Maths au bac : Les raisons d’une hécatombe
En tant que professeur de Mathématiques, nous ne pouvons plus nous taire devant l’injustice dont sont très souvent victimes les candidats au baccalauréat. La véritable hécatombe notée cette année encore nous interpelle tous, car si on ne remédie pas à ce fléau, il est clair que c’est notre système éducatif tout entier qui va dans le mur. De manière délibérée, nous ne nous attarderons pas sur les polémiques stériles relatives à la responsabilité des uns et des autres sur cet échec massif qui remet en cause la crédibilité des enseignements délivrés dans nos établissements. Cependant, en axant cette réflexion sur la série S2, on peut faire le constat suivant :
Premièrement, nous avons moins de 18% au premier tour et après le second tour, on atteint difficilement les 40%. Deuxièmement, la moyenne des notes de maths au bac varie entre 4 et 5. Troisièmement, beaucoup d’élèves réussissent avec une note faible en maths. Quatrièmement, beaucoup d’élèves, pourtant réputés bons en maths, passent à côté de la plaque le jour de l’examen. Qu’est ce qui explique cela ? Nous avons identifié trois causes :
D’abord, certains profs de maths, on ne sait pour quelle raison, cherchent toujours à créer un mythe autour de cette discipline. Ensuite, sur le terrain, il y a un déficit terrible de profs de maths. Dans certaines écoles, ce déficit est comblé par l’emploi de profs de chimie, Svt ou économie comme profs de maths. Or, en la matière, c’est comme si on remplaçait un architecte par un couturier ! Dans certaines villes comme Bakel, ce déficit risque même d’entrainer, à terme, la suppression de la série S1.

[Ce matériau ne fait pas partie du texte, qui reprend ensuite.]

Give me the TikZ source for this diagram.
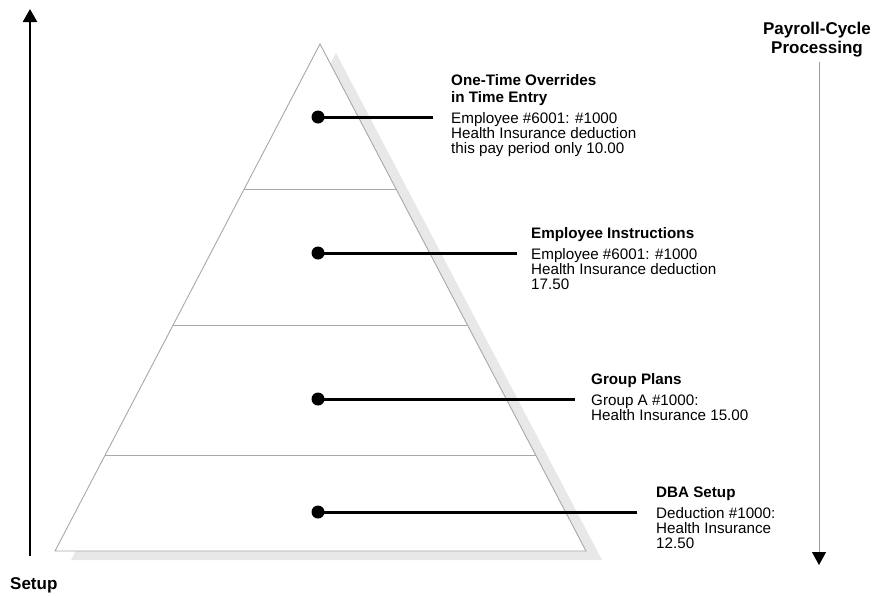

Enfin, la commission de choix des sujets a une grande part de responsabilité dans les causes de cet échec massif, car il y a un décalage terrible entre ce qui se fait dans les classes et cette commission. Laquelle commission ignore royalement les compétences exigibles du programme et le profil de la série S2 conçue pour des élèves moyens. A la limite, on se demande si cette commission sait qu’une épreuve est libellée en fonction du niveau d’un élève moyen.
L’ironie du sort est que les épreuves de maths au Sénégal sont plus difficiles que celles de la France, des Etats-Unis et beaucoup de pays asiatiques alors que notre système n’a produit à ce jour ni de médaille Fields ni de prix Nobel. Pis, à ce jour, le Sénégal n’est jamais parvenu à franchir les phases finales des olympiades mondiales des maths.
Pour remédier à cela, les profs de maths doivent avoir l’humilité de se remettre en question. De plus, la commission de choix des sujets doit être dissoute et remplacée par des hommes compétents, comprenant l’esprit et la lettre du bac et enfin l’Etat doit prendre ses responsabilités en donnant des primes de motivation aux profs de maths sur le terrain afin de limiter la fuite des cerveaux et attirer ainsi d’autres mathématiciens vers l’enseignement.